# Inverse trigonometric equation

1. Jan 5, 2013

### utkarshakash

1. The problem statement, all variables and given/known data
Solve

$cot^{-1} x - cot^{-1} (n^2 - x+1)=cot^-1(n-1)$

2. Relevant equations

3. The attempt at a solution
I can write the above equation as θ+α=β where the symbols represent the respective inverse functions. Now I take tan of both sides. Simplifying I get

$(n^2+1-2x)(n-1) = x(n^2-x+1)$

2. Jan 5, 2013

### MrWarlock616

Are you asking how to solve that equation?

3. Jan 5, 2013

### SammyS

Staff Emeritus
I get nearly the same thing:

$(n^2+1-2x)(n-1) = 1+x(n^2-x+1)$

4. Jan 6, 2013

### utkarshakash

Yes I have to find the value of x

5. Jan 6, 2013

### utkarshakash

But what should be the next step?

6. Jan 6, 2013

### SammyS

Staff Emeritus
Multiply each side out.

Get everything to the left side.

You have a quadratic equation in x.

7. Jan 6, 2013

### utkarshakash

But its discriminant is way too big!

8. Jan 6, 2013

### SammyS

Staff Emeritus
Too big in what sense ?

What do you get for the discriminant ?

9. Jan 7, 2013

### utkarshakash

How are you getting that 'extra' 1 in the RHS. OK I'm only posting what I got from my answer i.e. without that '1'.

D=$n^4+6n^2-8n+2$

10. Jan 7, 2013

### SammyS

Staff Emeritus
Wow! I showed that "extra" 1 way back in post #3. Now you mention it?

I got it because,

$\displaystyle \left(1+\frac{1}{x(n^2-x+1)}\right)x(n^2-x+1)=x(n^2-x+1)+1\ .$

How did you not get it?

11. Jan 8, 2013

### utkarshakash

Hey there is a much better solution than this. Instead of taking tan if I take cot of both sides I get a very simple result and here's it

$x= \dfrac{n(n+1)}{2}$

And yes you said right. There was a calculation error in my solution. It should have that extra 1

12. Jan 8, 2013

### SammyS

Staff Emeritus
That is interesting. I'll have to take a look at it.

13. Jan 9, 2013

### SammyS

Staff Emeritus
I still get a quadratic equation in x, so that can't be the solution.

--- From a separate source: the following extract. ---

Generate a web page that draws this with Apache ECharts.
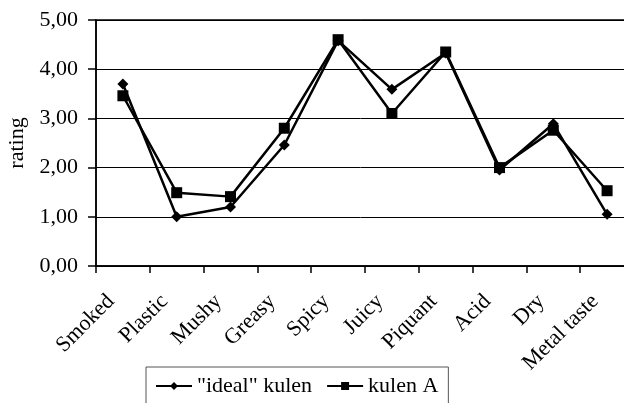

$\displaystyle \cot(A+B)=\frac{\cot(A)\,\cot(B)-1}{\cot(A)+\cot(B)}$

14. Jan 9, 2013

### utkarshakash

OMG I made the silliest mistake ever. Instead of taking cot of both sides I just removed the 'inverse thing' and simply calculated the value of x from there. OK sticking to my previous solution I take tan of both sides and get the same thing what you got(with that extra 1) and get the discriminant as

$-4n^3+6n^2-8n+9$

15. Jan 9, 2013

### SammyS

Staff Emeritus
What I got for a discriminant was

$n^4+6n^2-8n+9\ .$

I just rechecked it using WolframAlpha on

$(n^2+1-2x)(n-1) = 1+x(n^2-x+1)$

and it confirmed my result.

16. Jan 9, 2013

### utkarshakash

OK so what should I do after getting discriminant?

17. Jan 9, 2013

### haruspex

Nothing special. It's just a quadratic equation in x; solve it with the usual formula. If it's messy, it's messy.

18. Jan 10, 2013

### utkarshakash

You can't simply say that I cannot get rid of that square root. Please help me. Its not even a perfect square. Should I leave it this way?

19. Jan 10, 2013

### SammyS

Staff Emeritus
If n=0, then the discriminant is a perfect square. I found no other cases. Also, the discriminant is positive for all values of n.

So as haruspex said, it's a messy result.

20. Jan 10, 2013

### utkarshakash

OK so you want me to continue with that square root.